FD, PPF or Mutual Fund: Which option would make you a crorepati quickly?

FD, PPF or Mutual Fund: Which option would make you a crorepati quickly?

Henil Shah

Everyone dreams of staring at an 8-digit bank balance that would move them to a crorepati club. However, which is better among FD, PPF and Mutual Funds to reach there? Let’s find out in this article.

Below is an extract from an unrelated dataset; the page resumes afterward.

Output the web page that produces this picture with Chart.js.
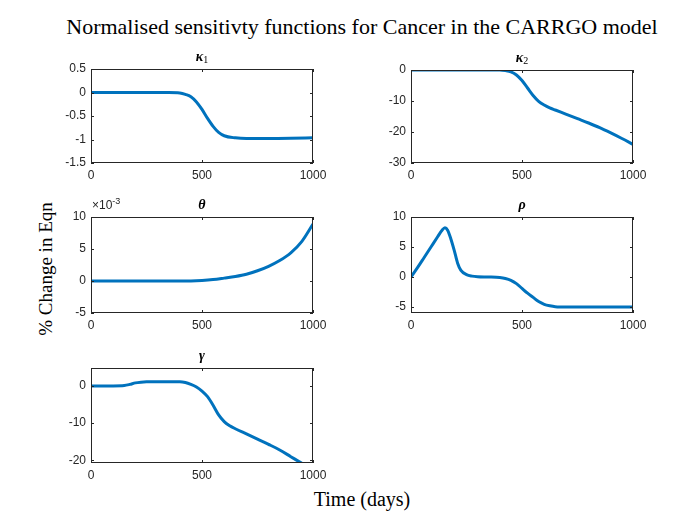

Who doesn’t want to be rich and stare at an 8-digit bank balance? Most people have this goal and try their ways of achieving it. However, there are various ways one can achieve this dream such as investing your savings in bank fixed deposits (FDs), public provident funds (PPF) or mutual funds. Having said that, in this article, we would learn which will make you crorepati quickly. 

 

Bank FDs

This is one of the most popular investment avenues in India with most of the money of an individual being concentrated here. This is because the level of safety of principals that they offer is relatively higher. 

 

In fact, bank FDs are insured up to Rs 5 lakh on an aggregate basis. Deposit Insurance and Credit Guarantee Corporation (DICGC), a subsidiary of the Reserve Bank of India (RBI), covers these deposits. 

 

At present, the interest rate of a 5-year bank FD is hovering around 7 per cent. However, historically post-tax interest rates on FDs have not been 5.5 per cent to 6 per cent. Assuming you receive 6 per cent over the next 20 years, you need to make a one-time investment of Rs 31.18 lakh to become a crorepati. 

 

Public Provident Fund

PPF is one of the safest investments that is backed by the faith of the Government of India and enjoys the Exempt-Exempt-Exempt (EEE) tax status. So, technically investment in PPF is completely tax-free. Currently, the interest rate of PPF is 7.1 per cent. So, if you invest in the PPF at the present rate for 20 years (with an additional block of five years after maturity), then you need to either make a one-time investment of Rs 25.36 lakh or you need to invest Rs 2.25 lakh annually for 20 years to become a crorepati. 

 

Mutual Funds

Mutual funds have gained a lot of traction in recent years with retail investors mostly contributing towards equity mutual funds. You can invest in mutual funds by making a one-time lumpsum payment or systematically invest every month via a systematic investment plan (SIP). To gauge the returns, we would take average 3-year rolling returns of Nifty 50 from January 2000 to December 2022. The average 3-year rolling returns of Nifty 50 work out to be 14 per cent. So, to become a crorepati in 20 years, you either need to make a one-time investment of Rs 7.28 lakh or invest Rs 8,500 every month for 20 years. 

 

Final Words

Choosing the right investment is important for wealth creation. If you wish to become a crorepati, there are various investment avenues available and the most popular ones are bank FDs, PPFs and mutual funds. However, who can make you crorepati quickly? Our analysis of all three avenues shows that equity mutual funds are the best option to become a crorepati. 

 

This is because with equity mutual funds the likelihood of your investments getting doubled is quite impressive compared to bank FDs and PPF. In the case of Bank FDs and PPF, your amount would get doubled every 12 and 10 years, respectively. However, the same for equity mutual funds is 5 years. 

 

However, one needs to note that investing in equity mutual funds is riskier than bank FDs and PPF as it is market-linked. And as they are market-linked, it makes them highly volatile. Hence, it is advisable to have a proper asset allocation in place based on your risk appetite. This although not quickly, surely makes you a crorepati in the long term.